• SOURCE EXCERPT
______________________________
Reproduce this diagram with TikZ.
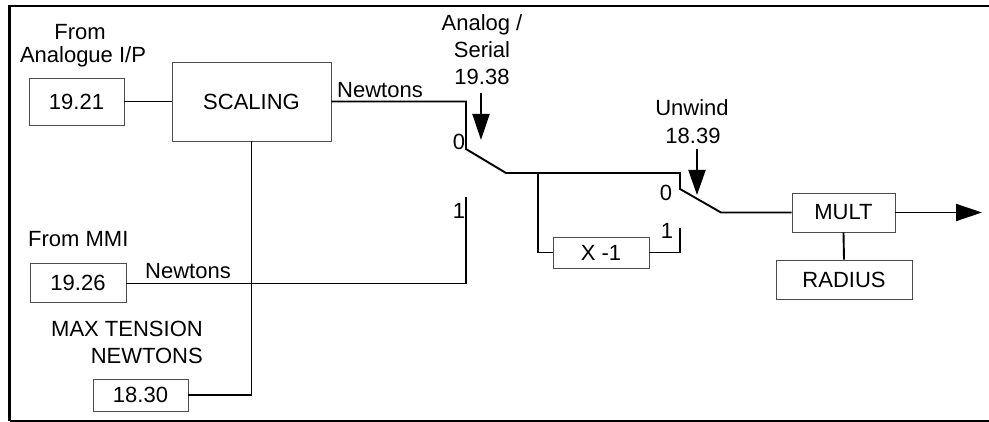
\documentclass[tikz,border=0pt]{standalone}
\usepackage{fontspec}
\setmainfont{Liberation Sans}
\usetikzlibrary{arrows.meta}
\begin{document}
\begin{tikzpicture}[x=1pt,y=-1pt,
  box/.style={draw=black!70, line width=0.9pt, inner sep=0pt, font=\fontsize{22}{25}\selectfont},
  wire/.style={line width=1.9pt},
  lbl/.style={inner sep=0pt, font=\fontsize{22}{25}\selectfont},
  bigtip/.style={-{Triangle[length=26pt,width=17pt]}}]
\useasboundingbox (0,0) rectangle (989,422);
% frame
\draw[line width=2.8pt] (989,6) -- (9.7,6) -- (9.7,420.7);
\draw[line width=2.2pt] (9.7,420.7) -- (989,420.7);
% boxes
\node[box, minimum width=95pt, minimum height=47pt] (b1921) at (76.5,101.5) {19.21};
\node[box, minimum width=159pt, minimum height=79pt] (scal) at (251.5,101.5) {SCALING};
\node[box, minimum width=96pt, minimum height=39pt] (b1926) at (78,282.5) {19.26};
\node[box, minimum width=95pt, minimum height=32pt] (b1830) at (140.5,395) {18.30};
\node[box, minimum width=96pt, minimum height=31pt] (xm1) at (601,252.5) {X -1};
\node[box, minimum width=103pt, minimum height=39pt] (mult) at (843.5,212.5) {MULT};
\node[box, minimum width=136pt, minimum height=39pt] (rad) at (844,279.5) {RADIUS};
% coordinates
\coordinate (s1top) at (466,101.5);
\coordinate (s1a) at (466,149);
\coordinate (s1b) at (506,173);
\coordinate (br) at (538,173);
\coordinate (s2top) at (680,173);
\coordinate (s2a) at (680,189);
\coordinate (s2b) at (721,212.5);
\coordinate (s1one) at (466,197);
\coordinate (s1low) at (466,283.5);
\coordinate (brlow) at (538,252.5);
\coordinate (s2low) at (680,252.5);
\coordinate (s2one) at (680,228);
\coordinate (sclow) at (251.5,395);
\coordinate (outend) at (982,212.5);
\coordinate (a1s) at (481,93);
\coordinate (a1e) at (481,140);
\coordinate (a2s) at (697,149);
\coordinate (a2e) at (697,195);
% wires
\draw[wire] (b1921.east) -- (scal.west);
\draw[wire] (scal.east) -- (s1top) -- (s1a) -- (s1b) -- (s2top) -- (s2a) -- (s2b) -- (mult.west);
\draw[wire] (br) -- (brlow) -- (xm1.west);
\draw[wire] (xm1.east) -- (s2low) -- (s2one);
\draw[wire] (b1926.east |- s1low) -- (s1low) -- (s1one);
\draw[wire] (scal.south) -- (sclow) -- (b1830.east);
\draw[wire] (mult.south) -- (rad.north);
\draw[wire, bigtip] (mult.east) -- (outend);
\draw[wire, bigtip] (a1s) -- (a1e);
\draw[wire, {-Triangle[length=25pt,width=17pt]}] (a2s) -- (a2e);
% labels
\node[lbl, anchor=base] (t1) at (80,40) {From};
\node[lbl, anchor=base] (t2) at (83,63) {Analogue I/P};
\node[lbl, anchor=base west] (t3) at (337,98) {Newtons};
\node[lbl, anchor=base] (t4) at (482,31) {Analog /};
\node[lbl, anchor=base] (t5) at (482,58) {Serial};
\node[lbl, anchor=base] (t6) at (482,85) {19.38};
\node[lbl, anchor=base] (t7) at (692,116) {Unwind};
\node[lbl, anchor=base] (t8) at (693,144) {18.39};
\node[lbl, anchor=base] (t9) at (459,150) {0};
\node[lbl, anchor=base] (t10) at (459,219) {1};
\node[lbl, anchor=base] (t11) at (666,201) {0};
\node[lbl, anchor=base] (t12) at (667,239) {1};
\node[lbl, anchor=base west] (t13) at (28,247) {From MMI};
\node[lbl, anchor=base west] (t14) at (145,279) {Newtons};
\node[lbl, anchor=base east] (t15) at (203,337) {MAX TENSION};
\node[lbl, anchor=base east] (t16) at (203,363) {NEWTONS};
\end{tikzpicture}
\end{document}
______________________________
• TASK TO CARRY OUT
Go through the listing above and quote it exactly, apart from its images.

• THE REPLY
Reproduce this diagram with TikZ.
\documentclass[tikz,border=0pt]{standalone}
\usepackage{fontspec}
\setmainfont{Liberation Sans}
\usetikzlibrary{arrows.meta}
\begin{document}
\begin{tikzpicture}[x=1pt,y=-1pt,
  box/.style={draw=black!70, line width=0.9pt, inner sep=0pt, font=\fontsize{22}{25}\selectfont},
  wire/.style={line width=1.9pt},
  lbl/.style={inner sep=0pt, font=\fontsize{22}{25}\selectfont},
  bigtip/.style={-{Triangle[length=26pt,width=17pt]}}]
\useasboundingbox (0,0) rectangle (989,422);
% frame
\draw[line width=2.8pt] (989,6) -- (9.7,6) -- (9.7,420.7);
\draw[line width=2.2pt] (9.7,420.7) -- (989,420.7);
% boxes
\node[box, minimum width=95pt, minimum height=47pt] (b1921) at (76.5,101.5) {19.21};
\node[box, minimum width=159pt, minimum height=79pt] (scal) at (251.5,101.5) {SCALING};
\node[box, minimum width=96pt, minimum height=39pt] (b1926) at (78,282.5) {19.26};
\node[box, minimum width=95pt, minimum height=32pt] (b1830) at (140.5,395) {18.30};
\node[box, minimum width=96pt, minimum height=31pt] (xm1) at (601,252.5) {X -1};
\node[box, minimum width=103pt, minimum height=39pt] (mult) at (843.5,212.5) {MULT};
\node[box, minimum width=136pt, minimum height=39pt] (rad) at (844,279.5) {RADIUS};
% coordinates
\coordinate (s1top) at (466,101.5);
\coordinate (s1a) at (466,149);
\coordinate (s1b) at (506,173);
\coordinate (br) at (538,173);
\coordinate (s2top) at (680,173);
\coordinate (s2a) at (680,189);
\coordinate (s2b) at (721,212.5);
\coordinate (s1one) at (466,197);
\coordinate (s1low) at (466,283.5);
\coordinate (brlow) at (538,252.5);
\coordinate (s2low) at (680,252.5);
\coordinate (s2one) at (680,228);
\coordinate (sclow) at (251.5,395);
\coordinate (outend) at (982,212.5);
\coordinate (a1s) at (481,93);
\coordinate (a1e) at (481,140);
\coordinate (a2s) at (697,149);
\coordinate (a2e) at (697,195);
% wires
\draw[wire] (b1921.east) -- (scal.west);
\draw[wire] (scal.east) -- (s1top) -- (s1a) -- (s1b) -- (s2top) -- (s2a) -- (s2b) -- (mult.west);
\draw[wire] (br) -- (brlow) -- (xm1.west);
\draw[wire] (xm1.east) -- (s2low) -- (s2one);
\draw[wire] (b1926.east |- s1low) -- (s1low) -- (s1one);
\draw[wire] (scal.south) -- (sclow) -- (b1830.east);
\draw[wire] (mult.south) -- (rad.north);
\draw[wire, bigtip] (mult.east) -- (outend);
\draw[wire, bigtip] (a1s) -- (a1e);
\draw[wire, {-Triangle[length=25pt,width=17pt]}] (a2s) -- (a2e);
% labels
\node[lbl, anchor=base] (t1) at (80,40) {From};
\node[lbl, anchor=base] (t2) at (83,63) {Analogue I/P};
\node[lbl, anchor=base west] (t3) at (337,98) {Newtons};
\node[lbl, anchor=base] (t4) at (482,31) {Analog /};
\node[lbl, anchor=base] (t5) at (482,58) {Serial};
\node[lbl, anchor=base] (t6) at (482,85) {19.38};
\node[lbl, anchor=base] (t7) at (692,116) {Unwind};
\node[lbl, anchor=base] (t8) at (693,144) {18.39};
\node[lbl, anchor=base] (t9) at (459,150) {0};
\node[lbl, anchor=base] (t10) at (459,219) {1};
\node[lbl, anchor=base] (t11) at (666,201) {0};
\node[lbl, anchor=base] (t12) at (667,239) {1};
\node[lbl, anchor=base west] (t13) at (28,247) {From MMI};
\node[lbl, anchor=base west] (t14) at (145,279) {Newtons};
\node[lbl, anchor=base east] (t15) at (203,337) {MAX TENSION};
\node[lbl, anchor=base east] (t16) at (203,363) {NEWTONS};
\end{tikzpicture}
\end{document}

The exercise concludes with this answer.